AYR Closes Acquisition of Garden State Dispensary....Ayr Wellness Closes Acquisition of Garden State Dispensary
 by @nasdaq on 15 Sep 2021, 18:53
   
MIAMI, Sept. 15, 2021 (GLOBE NEWSWIRE) -- Ayr Wellness Inc. (CSE: AYR.A, OTC: AYRWF) (“Ayr” or the “Company”), a leading vertically integrated cannabis multi-state operator, today announced it has closed, through a wholly owned subsidiary, on the purchase of 100% of the membership interests of GSD NJ LLC (“Garden State Dispensary” or “GSD”), one of the 12 existing vertical permit holders in the State of New Jersey and one of the state’s original six alternative treatment centers (“ATCs”).

GSD has three open dispensaries, the maximum allowed under its permit, at heavily trafficked highway locations throughout the central region of the state, as well as approximately 30,000 sq. ft. of operational cultivation and production facilities. An additional 75,000 sq. ft. of cultivation is under construction.

“We are thrilled to be welcoming Garden State Dispensary to the Ayr team and for the opportunity to serve the New Jersey cannabis marketplace. New Jersey presents a tremendous opportunity for Ayr, with high population density, a noted demand for cannabis, a disciplined license structure and adult-use sales rapidly approaching. We look forward to introducing the great people of New Jersey to our quality offerings, including key brands such as Origyn Extracts and Kynd premium flower, via our three retail locations and in the broader wholesale market,” said Jonathan Sandelman, Founder, CEO and Chairman of Ayr.

Total up-front consideration of US$101 million includes US$41 million in cash, US$30 million in exchangeable shares and US$30 million in the form of a promissory note. Earn-outs based on exceeding revenue target thresholds in 2022 will be capped at a maximum of US$97 million and payable in a combination of cash, promissory notes and exchangeable shares. Including the maximum earn-out consideration, the Company estimates this represents a forward multiple of approximately 4x anticipated 2022 Adjusted EBITDA1.

The New Jersey Cannabis Regulatory Commission (“CRC”) approved CSAC Acquisition NJ Corp., a wholly owned Ayr subsidiary, to acquire 100% of the membership interests in GSD NJ LLC, during its meeting on September 14, 2021.

In November 2020, New Jersey voters approved a referendum legalizing cannabis for adult use in the state. In February 2021, legislation implementing legalization was enacted that will enable the current 12 medical cannabis permit holders to be first to market when the CRC creates a regulatory framework and permits adult-use sales to commence.

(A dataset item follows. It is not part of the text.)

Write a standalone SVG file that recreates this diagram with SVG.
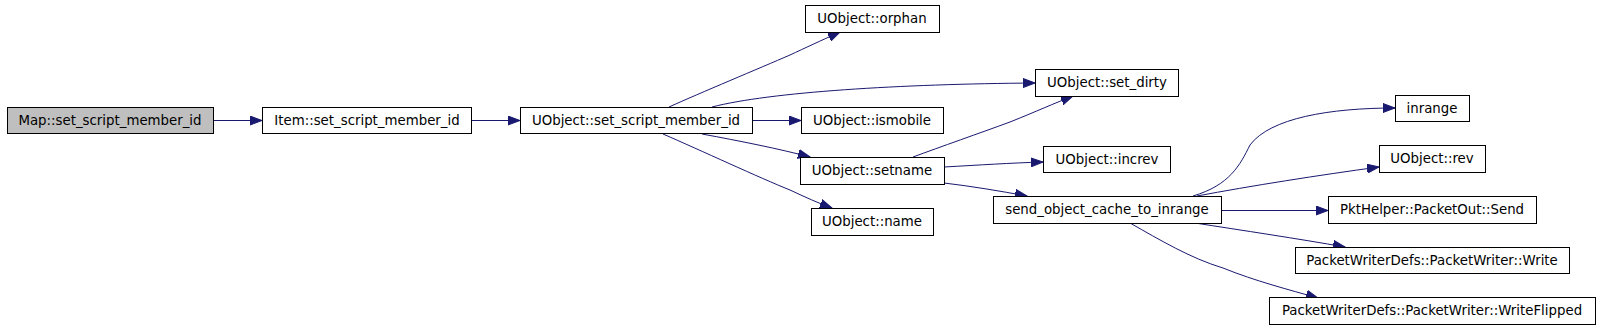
<svg xmlns="http://www.w3.org/2000/svg" width="1600" height="329" viewBox="0 0 1600 329">
<style>
.n rect{fill:#ffffff;stroke:#000000;stroke-width:1}
.n text{font-family:"DejaVu Sans",sans-serif;font-size:13.33px;fill:#000000;text-anchor:middle}
#map rect{fill:#bfbfbf}
.e path{fill:none;stroke:#191970;stroke-width:1;marker-end:url(#ah)}
</style>
<defs>
<marker id="ah" markerUnits="userSpaceOnUse" markerWidth="14" markerHeight="10" viewBox="0 -5 14 10" refX="12" refY="0" orient="auto">
<path d="M0,-4.5 L12,0 L0,4.5 z" fill="#191970" stroke="#191970" stroke-width="1"/>
</marker>
</defs>
<rect width="1600" height="329" fill="#ffffff"/>
<g id="edges" class="e">
<path d="M213,120.5 L262,120.5"/>
<path d="M471,120.5 L520,120.5"/>
<path d="M669,107 C700,93 760,68 790,55 C805,48 820,41 840,32"/>
<path d="M712,107 C770,92 900,84 1035,83"/>
<path d="M752,120.5 L801,120.5"/>
<path d="M702,134 C740,141 780,149 810,157"/>
<path d="M663,134 C700,150 760,178 790,190 C805,197 818,203 832,208"/>
<path d="M913,157 C940,147 980,133 1010,122 C1035,112 1055,103 1073,96"/>
<path d="M944,167 C980,165 1010,163 1043,162"/>
<path d="M944,183 C970,186 1000,191 1027,196"/>
<path d="M1193,196 C1230,185 1240,165 1250,145 C1270,118 1330,108 1395,108"/>
<path d="M1197,196 C1250,186 1320,175 1379,167"/>
<path d="M1221,210.5 L1328,210.5"/>
<path d="M1195,223 C1240,230 1300,239 1345,247"/>
<path d="M1130,223 C1160,240 1190,258 1223,268 C1255,281 1290,290 1318,298"/>
</g>
<g id="map" class="n"><rect x="7.5" y="107.5" width="206" height="26"/><text x="110" y="124.5">Map::set_script_member_id</text></g>
<g id="item" class="n"><rect x="262.5" y="107.5" width="209" height="26"/><text x="367" y="124.5">Item::set_script_member_id</text></g>
<g id="uobj_ssmi" class="n"><rect x="520.5" y="107.5" width="232" height="26"/><text x="636" y="124.5">UObject::set_script_member_id</text></g>
<g id="orphan" class="n"><rect x="805.5" y="5.5" width="134" height="27"/><text x="872" y="23">UObject::orphan</text></g>
<g id="ismobile" class="n"><rect x="801.5" y="107.5" width="142" height="26"/><text x="872" y="124.5">UObject::ismobile</text></g>
<g id="setname" class="n"><rect x="800.5" y="157.5" width="144" height="27"/><text x="872" y="175">UObject::setname</text></g>
<g id="name" class="n"><rect x="811.5" y="208.5" width="122" height="27"/><text x="872" y="226">UObject::name</text></g>
<g id="set_dirty" class="n"><rect x="1035.5" y="69.5" width="143" height="27"/><text x="1107" y="87">UObject::set_dirty</text></g>
<g id="increv" class="n"><rect x="1043.5" y="146.5" width="127" height="26"/><text x="1107" y="163.5">UObject::increv</text></g>
<g id="send_cache" class="n"><rect x="993.5" y="196.5" width="228" height="27"/><text x="1107" y="214">send_object_cache_to_inrange</text></g>
<g id="inrange" class="n"><rect x="1395.5" y="95.5" width="74" height="26"/><text x="1432" y="112.5">inrange</text></g>
<g id="rev" class="n"><rect x="1379.5" y="145.5" width="106" height="27"/><text x="1432" y="163">UObject::rev</text></g>
<g id="send" class="n"><rect x="1328.5" y="196.5" width="208" height="27"/><text x="1432" y="214">PktHelper::PacketOut::Send</text></g>
<g id="write" class="n"><rect x="1295.5" y="247.5" width="274" height="26"/><text x="1432" y="264.5">PacketWriterDefs::PacketWriter::Write</text></g>
<g id="writeflipped" class="n"><rect x="1269.5" y="297.5" width="326" height="27"/><text x="1432" y="315">PacketWriterDefs::PacketWriter::WriteFlipped</text></g>
</svg>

BDSA estimates the adult-use market size, once sales commence, to reach US$1 billion in 2022. New Jersey is the 11th most populous state in the U.S. with 9 million residents and currently has 36 approved dispensary licenses (19 of which are operational) and 12 approved cultivators.

Non-GAAP Measures
“Adjusted EBITDA” represents loss from operations, as reported, before interest and tax, adjusted to exclude non-recurring items, other non-cash items, including depreciation and amortization, and further adjusted to remove non-cash stock-based compensation, the accounting for the incremental costs to acquire cannabis inventory in a business combination, acquisition related costs, and start-up costs. A reconciliation of how Ayr calculates Adjusted EBITDA and other disclosures concerning non-GAAP measures is provided in our MD&A for the six months ended June 30, 2021. The Company believes that these non-GAAP financial measures provide meaningful supplemental information regarding the Company’s performances and may be useful to investors because they allow for greater transparency with respect to key metrics used by management in its financial and operational decision-making. These financial measures are intended to provide investors with supplemental measures of the Company’s operating performances and thus highlight trends in the Company’s core businesses that may not otherwise be apparent when solely relying on the GAAP measures.